You see, sin brought death into this world, but God promised us life through His Son, Jesus Christ. Death is not the end for the Christian; death has lost its sting because Jesus conquered death when He came out of the grave on the third day. And that is the glorious good news of the Gospel. By trusting in the atoning work of Jesus Christ as our Savior, our sins are forgiven and then death merely marks the beginning of life eternal with Him.

“Today you will be with Me in Paradise.” (Luke 23:43 NKJV)
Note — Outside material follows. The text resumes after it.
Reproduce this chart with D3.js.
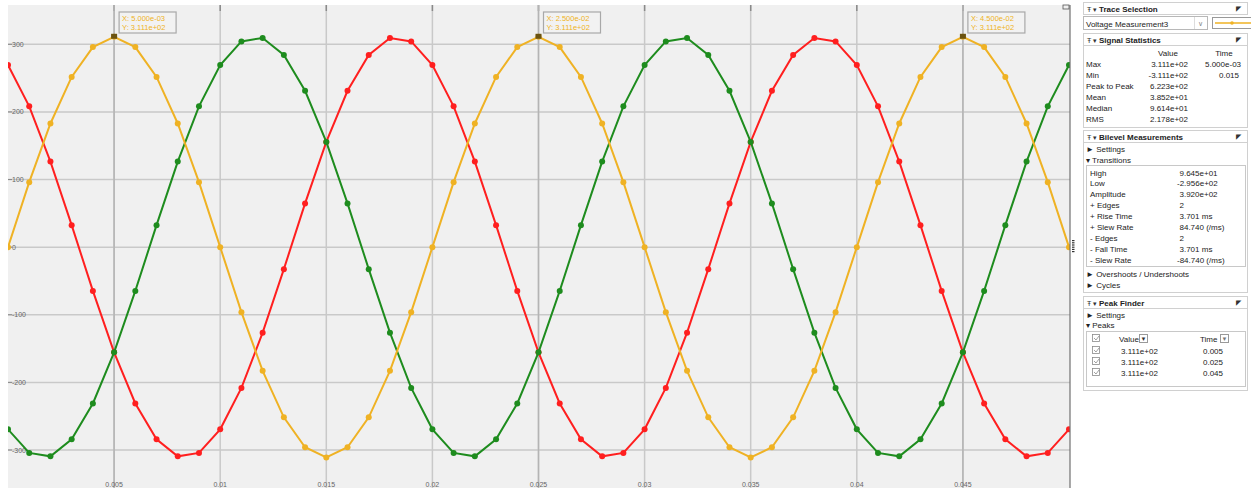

So regardless of where this Christmas season finds you—whether it is filled with wonder and joy or marred by pain and sorrow or, as it is for me and for many of you, mixed with some of both—keep the good news of the Gospel in view. God promised a Savior, and on that first Christmas morning He fulfilled that promise in the birth of the baby Jesus. But Jesus did not stay a baby. He grew up, increased in wisdom and stature, lived a sinless life, died a sacrificial death, rose supernaturally from the grave, and is now seated at the right hand of God the Father.

Jesus knows the wonder of Christmas and He knows the pain of it too. When He promised to never leave nor forsake you, He meant with He said! Jesus is not only with you, He is for you. Remember that glorious truth over the next 25 days as we advance toward Christmas Day.

This is the Gospel. This is grace for your race. NEVER FORGET THAT . . . AMEN!